Doing research on professional monitoring services (in the US), some/many services claim 3rd party devices can be connected to their service. But it's unclear to me what level of functionality from 3rd party devices is provided from the monitoring service'/system's human interface (H/IF)?
To help visualizing where I am, my understanding is that majority of the home automation systems consist of a central control unit (I guess different vendors call it differently), and the sensors and actuation (alarm, lights etc.) connect to the central unit. This simple diagram from ece.cornell.edu depicts well (despite it looks like a student project):
Does "3rd party device integration" mean either one of the following, or else?
- Opt-a. Have the 3rd party device be connected to the device network (via e.g.
- Opt-b. Show the status of the 3rd party device. E.g. sensory output if it's a sensor. Action status if it's an actuation module.
- Opt-c. Control the 3rd party device.
- Opt-d. Have the devices connect to task automation service (e.g.

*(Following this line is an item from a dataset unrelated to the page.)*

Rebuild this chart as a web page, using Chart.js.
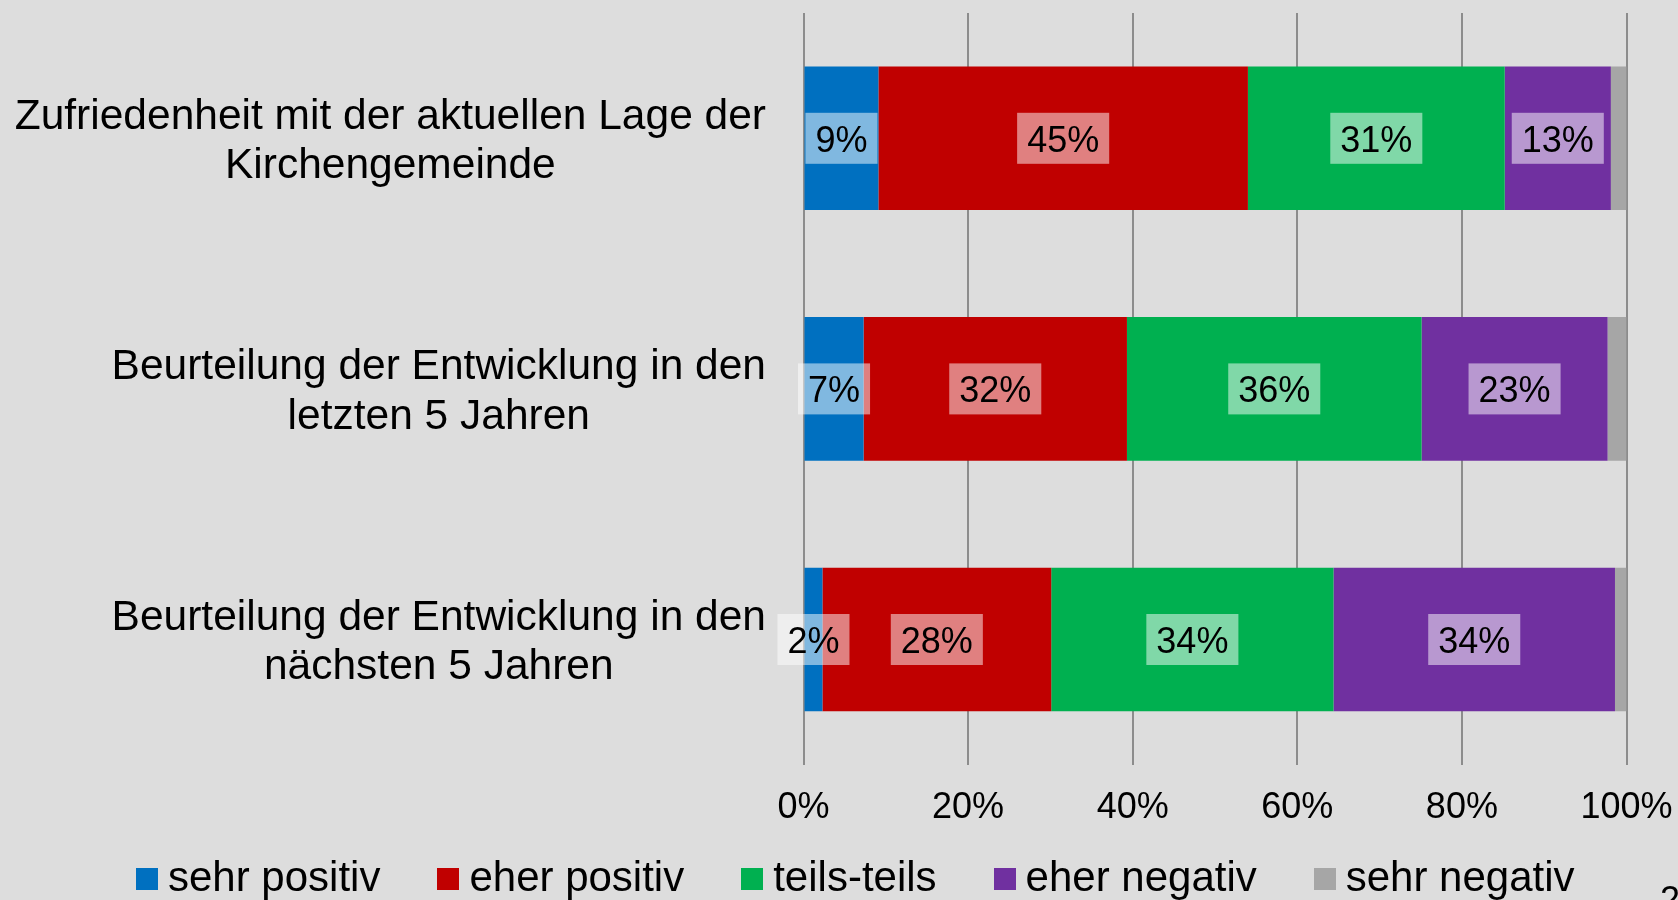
<!DOCTYPE html>
<html><head><meta charset="utf-8">
<script src="https://cdn.jsdelivr.net/npm/chart.js@4.4.0/dist/chart.umd.min.js"></script>
<style>
html,body{margin:0;padding:0;width:1678px;height:900px;overflow:hidden;background:#DDDDDD;font-family:"Liberation Sans",Arial,sans-serif;}
#wrap{position:absolute;left:0;top:0;width:1678px;height:900px;}
#legend{position:absolute;left:136px;top:856px;height:42px;display:flex;align-items:center;font-size:42px;line-height:42px;white-space:nowrap;color:#000}
.item{display:flex;align-items:center;margin-right:57px}
.sw{width:22px;height:22px;margin-right:10px;margin-top:4px}
#page{position:absolute;left:1660px;top:882px;font-size:36px;line-height:36px;color:#000}
</style></head><body>
<div id="wrap"><canvas id="c" width="1678" height="900"></canvas></div>
<div id="legend"></div><div id="page">2</div>
<script>
// ---- data ----
const categories = [
  ["Zufriedenheit mit der aktuellen Lage der", "Kirchengemeinde"],
  ["Beurteilung der Entwicklung in den", "letzten 5 Jahren"],
  ["Beurteilung der Entwicklung in den", "nächsten 5 Jahren"]
];
const seriesNames = ["sehr positiv", "eher positiv", "teils-teils", "eher negativ", "sehr negativ"];
const sehrPositiv = [9.1, 7.3, 2.3];
const eherPositiv = [44.9, 32.0, 27.8];
const teilsTeils  = [31.2, 35.8, 34.3];
const eherNegativ = [12.9, 22.6, 34.2];
const sehrNegativ = [1.9, 2.3, 1.4];
const showValueLabels = [true, true, true, true, false];
const xTickValues = [0, 20, 40, 60, 80, 100];
const seriesColors = ["#0070C0", "#C00000", "#00B050", "#7030A0", "#A6A6A6"];

const seriesValues = [sehrPositiv, eherPositiv, teilsTeils, eherNegativ, sehrNegativ];
const FONT = '"Liberation Sans", Arial, sans-serif';

// HTML legend built from series arrays
const lg = document.getElementById('legend');
seriesNames.forEach((n, i) => {
  const it = document.createElement('div'); it.className = 'item';
  const sw = document.createElement('div'); sw.className = 'sw'; sw.style.background = seriesColors[i];
  const tx = document.createElement('span'); tx.textContent = n;
  it.appendChild(sw); it.appendChild(tx); lg.appendChild(it);
});

const valueLabels = {
  id: 'valueLabels',
  afterDatasetsDraw(chart) {
    const ctx = chart.ctx;
    ctx.save();
    ctx.font = '36px ' + FONT;
    ctx.textAlign = 'center';
    ctx.textBaseline = 'alphabetic';
    chart.data.datasets.forEach((ds, di) => {
      if (!showValueLabels[di]) return;
      chart.getDatasetMeta(di).data.forEach((el, j) => {
        const p = el.getProps(['x', 'y', 'base'], true);
        const cx = (p.x + p.base) / 2;
        const txt = Math.round(ds.data[j]) + '%';
        const w = ctx.measureText(txt).width + 20;
        ctx.fillStyle = 'rgba(255,255,255,0.5)';
        ctx.fillRect(cx - w / 2, p.y - 25.5, w, 51);
        ctx.fillStyle = '#000';
        ctx.fillText(txt, cx, p.y + 13.5);
      });
    });
    ctx.restore();
  }
};

const categoryLabels = {
  id: 'categoryLabels',
  afterDraw(chart) {
    const ctx = chart.ctx, ys = chart.scales.y;
    const right = chart.chartArea.left - 37.5;
    ctx.save();
    ctx.font = '42.5px ' + FONT;
    ctx.fillStyle = '#000';
    ctx.textAlign = 'center';
    ctx.textBaseline = 'alphabetic';
    categories.forEach((lines, i) => {
      const cy = ys.getPixelForValue(i);
      const wmax = Math.max(...lines.map(l => ctx.measureText(l).width));
      const cx = right - wmax / 2;
      lines.forEach((l, k) => {
        const y = cy + (k - (lines.length - 1) / 2) * 49.3 + 15.2;
        ctx.fillText(l, cx, y);
      });
    });
    ctx.restore();
  }
};

new Chart(document.getElementById('c'), {
  type: 'bar',
  data: {
    labels: categories,
    datasets: seriesNames.map((n, i) => ({
      label: n,
      data: seriesValues[i],
      backgroundColor: seriesColors[i],
      borderWidth: 0,
      barPercentage: 0.573,
      categoryPercentage: 1
    }))
  },
  options: {
    indexAxis: 'y',
    responsive: false,
    animation: false,
    layout: { padding: { left: 0, right: 51.5, top: 13, bottom: 70 } },
    plugins: { legend: { display: false }, tooltip: { enabled: false } },
    scales: {
      x: {
        stacked: true, min: 0, max: 100,
        afterBuildTicks: s => { s.ticks = xTickValues.map(v => ({ value: v })); },
        ticks: { callback: v => v + '%', color: '#000', font: { size: 36, family: FONT, lineHeight: 2.2 }, padding: 4, maxRotation: 0 },
        grid: { color: '#8C8C8C', lineWidth: 2, drawTicks: false },
        border: { display: false },
        afterFit: s => { s.height = 65.2; }
      },
      y: {
        stacked: true,
        ticks: { display: false },
        grid: { display: false },
        border: { display: false },
        afterFit: s => { s.width = 803.5; }
      }
    }
  },
  plugins: [valueLabels, categoryLabels]
});
</script>
</body></html>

ifttt) via the home automation network (so that you can included your 3rd party devices in your home automation recipes more seamlessly).
My guess is that it's mostly Opt-a, as Opt-b thru d would require custom interfaces depending on the implementation of each 3rd party device? Say for example, I have a 3rd party humidity sensor and garage door opener that I want to hook to my home security system. Humidity sensor and garage door opener may not be the most common functionalities that the lots of home security service supports as of today. So (unfortunately) it makes sense if my home security central system doesn't provide the specific H/IF for humidity sensor and garage door controller.
(In my previous home I had
alarm.com, which did support garage door controller so I was able to use garage-door specific H/IF, i.e. it showed the status (opened/closed), and allow us to control (open/close). So in this case Opt-a thru c were covered. But I assume that was rather exceptional).
UPDATE 20210730: Talked to a sales person from ring.com. They have a list of certified devices (support.ring.com) that ring.com supports not just device status but also provides control interface. I'd say the list is not long at all, and the type of the devices are limited to a few categories (light, power outlet, siren etc.), but it's great they certify these.